**What you have to do:** Begin at the line that contains "Generate a Python", stop after the line that contains "SCALE = 1e-15", and reproduce only that span, unaltered.
----
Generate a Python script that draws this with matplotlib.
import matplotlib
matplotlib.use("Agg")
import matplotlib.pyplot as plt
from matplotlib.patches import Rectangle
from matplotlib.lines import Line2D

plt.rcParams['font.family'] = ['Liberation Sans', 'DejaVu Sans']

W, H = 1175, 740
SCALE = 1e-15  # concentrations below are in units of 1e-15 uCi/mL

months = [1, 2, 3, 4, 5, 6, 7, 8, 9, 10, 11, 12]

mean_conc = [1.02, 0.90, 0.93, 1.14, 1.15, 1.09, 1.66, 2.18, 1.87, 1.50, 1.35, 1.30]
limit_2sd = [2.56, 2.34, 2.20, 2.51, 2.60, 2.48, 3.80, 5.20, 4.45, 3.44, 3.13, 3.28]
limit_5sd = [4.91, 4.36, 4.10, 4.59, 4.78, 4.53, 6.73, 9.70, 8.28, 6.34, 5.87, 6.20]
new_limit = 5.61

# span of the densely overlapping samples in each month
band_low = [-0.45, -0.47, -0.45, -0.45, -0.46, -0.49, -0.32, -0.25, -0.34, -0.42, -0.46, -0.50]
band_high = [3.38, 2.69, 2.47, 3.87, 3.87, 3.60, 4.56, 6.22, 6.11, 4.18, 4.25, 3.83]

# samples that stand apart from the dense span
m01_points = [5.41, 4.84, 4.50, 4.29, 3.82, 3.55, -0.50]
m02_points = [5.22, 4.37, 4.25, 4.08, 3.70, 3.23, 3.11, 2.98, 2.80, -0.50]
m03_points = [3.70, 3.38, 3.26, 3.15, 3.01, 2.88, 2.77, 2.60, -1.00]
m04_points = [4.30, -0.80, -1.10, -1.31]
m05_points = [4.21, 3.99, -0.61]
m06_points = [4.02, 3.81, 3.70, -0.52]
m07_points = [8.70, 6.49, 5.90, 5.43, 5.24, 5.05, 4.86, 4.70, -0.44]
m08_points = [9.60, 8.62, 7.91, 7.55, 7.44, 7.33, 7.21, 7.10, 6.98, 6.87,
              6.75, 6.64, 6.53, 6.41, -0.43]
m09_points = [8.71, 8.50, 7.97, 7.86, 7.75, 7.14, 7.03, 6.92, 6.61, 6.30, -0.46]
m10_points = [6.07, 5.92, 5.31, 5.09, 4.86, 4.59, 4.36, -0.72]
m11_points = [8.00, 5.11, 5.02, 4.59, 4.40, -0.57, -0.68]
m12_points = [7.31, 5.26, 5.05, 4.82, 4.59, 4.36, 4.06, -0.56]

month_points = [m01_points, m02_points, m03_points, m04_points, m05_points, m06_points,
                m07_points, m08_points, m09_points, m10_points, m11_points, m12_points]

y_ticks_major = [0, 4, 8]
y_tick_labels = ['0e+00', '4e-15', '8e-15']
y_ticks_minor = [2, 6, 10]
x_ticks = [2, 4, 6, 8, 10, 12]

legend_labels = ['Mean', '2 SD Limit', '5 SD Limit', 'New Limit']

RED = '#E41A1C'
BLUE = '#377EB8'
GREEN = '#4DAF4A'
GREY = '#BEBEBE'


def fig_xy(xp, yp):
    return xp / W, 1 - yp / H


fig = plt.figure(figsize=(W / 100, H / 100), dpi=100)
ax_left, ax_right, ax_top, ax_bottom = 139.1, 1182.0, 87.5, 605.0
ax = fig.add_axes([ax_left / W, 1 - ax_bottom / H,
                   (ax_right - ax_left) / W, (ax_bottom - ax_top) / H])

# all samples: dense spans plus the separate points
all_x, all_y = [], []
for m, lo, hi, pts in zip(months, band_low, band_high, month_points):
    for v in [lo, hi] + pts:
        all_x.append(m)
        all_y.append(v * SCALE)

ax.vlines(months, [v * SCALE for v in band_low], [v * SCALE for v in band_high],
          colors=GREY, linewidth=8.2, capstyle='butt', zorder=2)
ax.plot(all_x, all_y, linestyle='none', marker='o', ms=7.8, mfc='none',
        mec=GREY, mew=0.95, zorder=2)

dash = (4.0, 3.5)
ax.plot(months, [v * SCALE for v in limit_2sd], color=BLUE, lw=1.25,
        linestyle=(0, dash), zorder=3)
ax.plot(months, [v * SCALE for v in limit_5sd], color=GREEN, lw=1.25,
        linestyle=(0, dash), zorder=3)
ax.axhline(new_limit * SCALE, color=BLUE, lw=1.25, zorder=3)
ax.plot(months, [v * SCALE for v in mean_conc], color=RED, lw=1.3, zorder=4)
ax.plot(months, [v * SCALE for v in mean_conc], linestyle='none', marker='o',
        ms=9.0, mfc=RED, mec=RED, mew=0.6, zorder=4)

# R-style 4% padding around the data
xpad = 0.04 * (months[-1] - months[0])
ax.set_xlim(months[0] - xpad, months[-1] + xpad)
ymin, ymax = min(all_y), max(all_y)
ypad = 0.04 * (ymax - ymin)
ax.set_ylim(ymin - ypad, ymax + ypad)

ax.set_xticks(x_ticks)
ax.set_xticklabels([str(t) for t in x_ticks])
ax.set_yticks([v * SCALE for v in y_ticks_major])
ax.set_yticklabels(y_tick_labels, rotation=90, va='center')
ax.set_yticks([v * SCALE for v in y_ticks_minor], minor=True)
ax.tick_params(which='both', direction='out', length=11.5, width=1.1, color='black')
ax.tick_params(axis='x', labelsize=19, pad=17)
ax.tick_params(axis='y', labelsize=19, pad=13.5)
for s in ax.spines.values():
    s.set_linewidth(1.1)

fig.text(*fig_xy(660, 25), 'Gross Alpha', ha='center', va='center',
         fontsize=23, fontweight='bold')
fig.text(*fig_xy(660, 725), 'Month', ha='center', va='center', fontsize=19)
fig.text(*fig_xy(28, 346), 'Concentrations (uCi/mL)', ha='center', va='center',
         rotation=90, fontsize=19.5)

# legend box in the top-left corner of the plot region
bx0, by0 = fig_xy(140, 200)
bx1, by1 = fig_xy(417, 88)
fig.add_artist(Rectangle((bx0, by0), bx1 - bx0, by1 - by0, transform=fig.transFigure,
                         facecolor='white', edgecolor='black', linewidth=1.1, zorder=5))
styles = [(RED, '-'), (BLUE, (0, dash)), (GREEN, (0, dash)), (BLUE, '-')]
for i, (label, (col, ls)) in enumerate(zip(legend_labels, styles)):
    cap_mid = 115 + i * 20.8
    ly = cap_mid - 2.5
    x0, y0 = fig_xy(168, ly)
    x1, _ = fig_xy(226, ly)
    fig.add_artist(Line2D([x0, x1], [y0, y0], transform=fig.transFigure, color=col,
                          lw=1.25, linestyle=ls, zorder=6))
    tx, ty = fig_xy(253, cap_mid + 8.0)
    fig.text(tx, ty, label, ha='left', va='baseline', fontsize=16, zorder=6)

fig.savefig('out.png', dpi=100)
----
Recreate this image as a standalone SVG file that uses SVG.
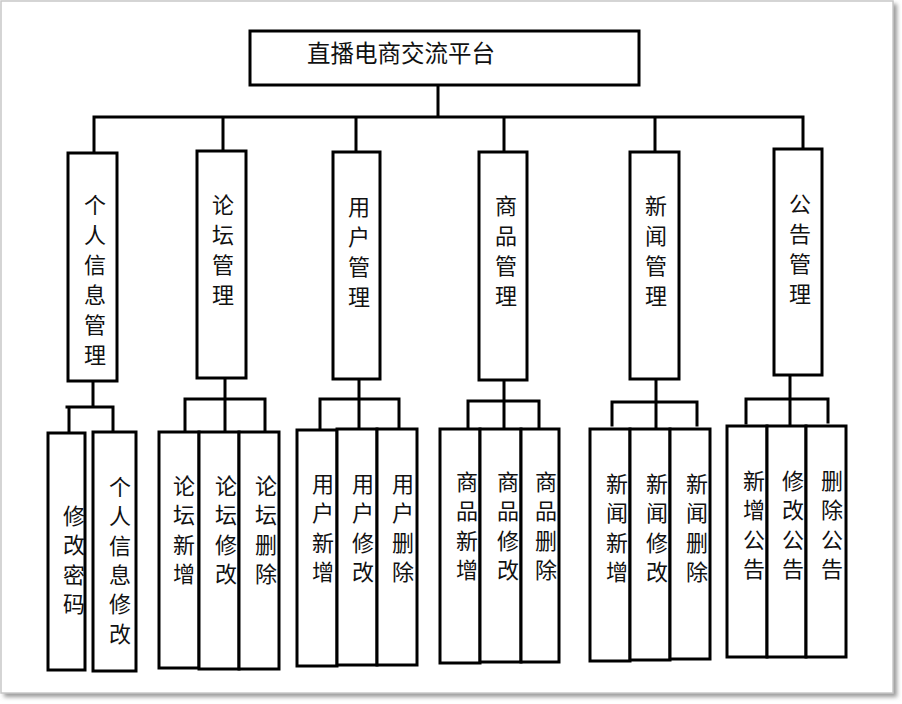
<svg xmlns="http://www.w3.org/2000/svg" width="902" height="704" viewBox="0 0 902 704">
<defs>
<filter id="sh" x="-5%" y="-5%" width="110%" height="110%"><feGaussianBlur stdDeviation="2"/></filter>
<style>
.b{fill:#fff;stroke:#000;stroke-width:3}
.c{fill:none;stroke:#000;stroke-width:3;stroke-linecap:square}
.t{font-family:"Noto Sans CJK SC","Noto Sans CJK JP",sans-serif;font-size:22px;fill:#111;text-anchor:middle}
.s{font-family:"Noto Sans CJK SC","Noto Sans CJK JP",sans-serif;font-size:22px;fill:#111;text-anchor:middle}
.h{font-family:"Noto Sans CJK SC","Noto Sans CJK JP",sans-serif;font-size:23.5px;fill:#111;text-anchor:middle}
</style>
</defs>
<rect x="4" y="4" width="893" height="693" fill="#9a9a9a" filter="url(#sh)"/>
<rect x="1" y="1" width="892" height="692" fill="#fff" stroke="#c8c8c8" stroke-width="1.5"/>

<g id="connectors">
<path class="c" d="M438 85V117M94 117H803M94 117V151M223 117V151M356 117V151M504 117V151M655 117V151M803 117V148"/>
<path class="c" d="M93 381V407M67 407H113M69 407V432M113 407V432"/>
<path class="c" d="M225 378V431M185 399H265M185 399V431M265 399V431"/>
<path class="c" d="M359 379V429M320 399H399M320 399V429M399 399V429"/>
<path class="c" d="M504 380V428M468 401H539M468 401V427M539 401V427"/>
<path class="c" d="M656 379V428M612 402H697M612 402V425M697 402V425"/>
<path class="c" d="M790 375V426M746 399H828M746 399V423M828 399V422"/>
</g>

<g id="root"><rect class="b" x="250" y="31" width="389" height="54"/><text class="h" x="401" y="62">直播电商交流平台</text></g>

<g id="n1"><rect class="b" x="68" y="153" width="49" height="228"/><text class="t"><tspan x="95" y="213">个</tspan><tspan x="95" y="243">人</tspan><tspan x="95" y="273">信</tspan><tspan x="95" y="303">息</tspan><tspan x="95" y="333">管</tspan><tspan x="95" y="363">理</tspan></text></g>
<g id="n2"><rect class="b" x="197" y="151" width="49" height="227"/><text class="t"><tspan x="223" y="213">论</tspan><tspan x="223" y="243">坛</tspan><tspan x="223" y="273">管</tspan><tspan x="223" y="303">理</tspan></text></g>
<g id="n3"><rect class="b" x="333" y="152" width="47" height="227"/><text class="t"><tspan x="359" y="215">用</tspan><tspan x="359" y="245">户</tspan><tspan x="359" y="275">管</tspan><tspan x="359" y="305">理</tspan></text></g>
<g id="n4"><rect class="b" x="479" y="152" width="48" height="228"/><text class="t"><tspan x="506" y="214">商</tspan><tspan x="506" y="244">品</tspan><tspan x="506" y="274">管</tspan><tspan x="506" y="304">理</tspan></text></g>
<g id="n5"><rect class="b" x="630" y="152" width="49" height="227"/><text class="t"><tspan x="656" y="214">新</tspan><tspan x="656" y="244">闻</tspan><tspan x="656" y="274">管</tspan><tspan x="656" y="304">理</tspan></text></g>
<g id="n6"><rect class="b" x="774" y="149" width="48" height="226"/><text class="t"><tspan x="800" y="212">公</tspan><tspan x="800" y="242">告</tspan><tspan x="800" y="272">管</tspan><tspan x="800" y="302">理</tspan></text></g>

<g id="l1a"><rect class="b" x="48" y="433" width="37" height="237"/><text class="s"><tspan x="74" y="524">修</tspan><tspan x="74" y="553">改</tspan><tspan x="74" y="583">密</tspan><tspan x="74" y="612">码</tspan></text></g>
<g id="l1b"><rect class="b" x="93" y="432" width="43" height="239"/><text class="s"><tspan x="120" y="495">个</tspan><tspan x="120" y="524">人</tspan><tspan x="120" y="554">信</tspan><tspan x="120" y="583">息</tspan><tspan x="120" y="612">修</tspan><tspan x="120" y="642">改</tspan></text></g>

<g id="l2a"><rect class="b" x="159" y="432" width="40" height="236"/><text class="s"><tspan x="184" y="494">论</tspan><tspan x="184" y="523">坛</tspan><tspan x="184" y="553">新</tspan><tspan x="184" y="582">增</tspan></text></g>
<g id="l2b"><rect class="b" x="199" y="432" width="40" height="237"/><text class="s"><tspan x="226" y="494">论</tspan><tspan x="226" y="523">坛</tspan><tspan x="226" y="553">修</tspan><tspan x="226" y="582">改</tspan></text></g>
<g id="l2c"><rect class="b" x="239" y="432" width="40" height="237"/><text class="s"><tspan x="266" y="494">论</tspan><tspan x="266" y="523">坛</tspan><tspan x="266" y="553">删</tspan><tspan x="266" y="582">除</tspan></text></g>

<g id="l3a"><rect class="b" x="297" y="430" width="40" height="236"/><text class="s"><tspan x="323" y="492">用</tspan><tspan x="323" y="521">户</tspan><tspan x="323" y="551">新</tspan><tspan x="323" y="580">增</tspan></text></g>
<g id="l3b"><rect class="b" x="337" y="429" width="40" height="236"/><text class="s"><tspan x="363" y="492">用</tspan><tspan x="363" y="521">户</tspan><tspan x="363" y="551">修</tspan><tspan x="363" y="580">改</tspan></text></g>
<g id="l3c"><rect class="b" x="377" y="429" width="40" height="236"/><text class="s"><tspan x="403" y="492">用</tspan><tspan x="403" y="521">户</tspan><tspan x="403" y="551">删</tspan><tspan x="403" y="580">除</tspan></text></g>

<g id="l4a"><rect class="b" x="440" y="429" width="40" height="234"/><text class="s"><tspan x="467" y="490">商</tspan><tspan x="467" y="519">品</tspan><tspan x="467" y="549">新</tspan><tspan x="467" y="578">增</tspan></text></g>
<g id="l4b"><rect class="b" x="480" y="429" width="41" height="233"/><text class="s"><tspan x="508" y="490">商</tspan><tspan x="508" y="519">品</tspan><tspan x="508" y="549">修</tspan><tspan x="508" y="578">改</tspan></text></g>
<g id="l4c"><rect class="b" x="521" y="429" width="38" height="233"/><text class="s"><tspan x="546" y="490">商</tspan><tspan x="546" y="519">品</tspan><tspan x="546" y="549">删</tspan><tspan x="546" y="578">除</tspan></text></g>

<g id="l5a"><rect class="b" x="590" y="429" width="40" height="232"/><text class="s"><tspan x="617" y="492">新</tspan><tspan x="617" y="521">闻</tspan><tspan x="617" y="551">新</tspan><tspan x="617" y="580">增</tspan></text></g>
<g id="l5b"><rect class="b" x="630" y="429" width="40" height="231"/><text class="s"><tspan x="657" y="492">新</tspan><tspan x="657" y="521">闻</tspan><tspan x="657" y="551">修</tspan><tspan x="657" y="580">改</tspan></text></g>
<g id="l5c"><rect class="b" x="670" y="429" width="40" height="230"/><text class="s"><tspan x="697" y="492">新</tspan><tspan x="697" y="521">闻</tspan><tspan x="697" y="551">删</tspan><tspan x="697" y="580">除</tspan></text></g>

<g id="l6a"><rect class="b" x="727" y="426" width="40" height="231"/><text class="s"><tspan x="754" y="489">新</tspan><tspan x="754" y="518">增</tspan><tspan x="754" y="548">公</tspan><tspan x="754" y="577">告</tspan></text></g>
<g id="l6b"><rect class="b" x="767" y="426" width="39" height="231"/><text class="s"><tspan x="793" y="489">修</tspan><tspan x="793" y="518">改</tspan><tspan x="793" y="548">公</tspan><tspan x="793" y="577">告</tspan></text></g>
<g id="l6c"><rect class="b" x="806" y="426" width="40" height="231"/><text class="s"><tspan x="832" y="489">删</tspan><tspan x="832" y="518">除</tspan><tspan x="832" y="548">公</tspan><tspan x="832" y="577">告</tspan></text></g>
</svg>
----
**Answer to this task:**
Generate a Python script that draws this with matplotlib.
import matplotlib
matplotlib.use("Agg")
import matplotlib.pyplot as plt
from matplotlib.patches import Rectangle
from matplotlib.lines import Line2D

plt.rcParams['font.family'] = ['Liberation Sans', 'DejaVu Sans']

W, H = 1175, 740
SCALE = 1e-15  # concentrations below are in units of 1e-15 uCi/mL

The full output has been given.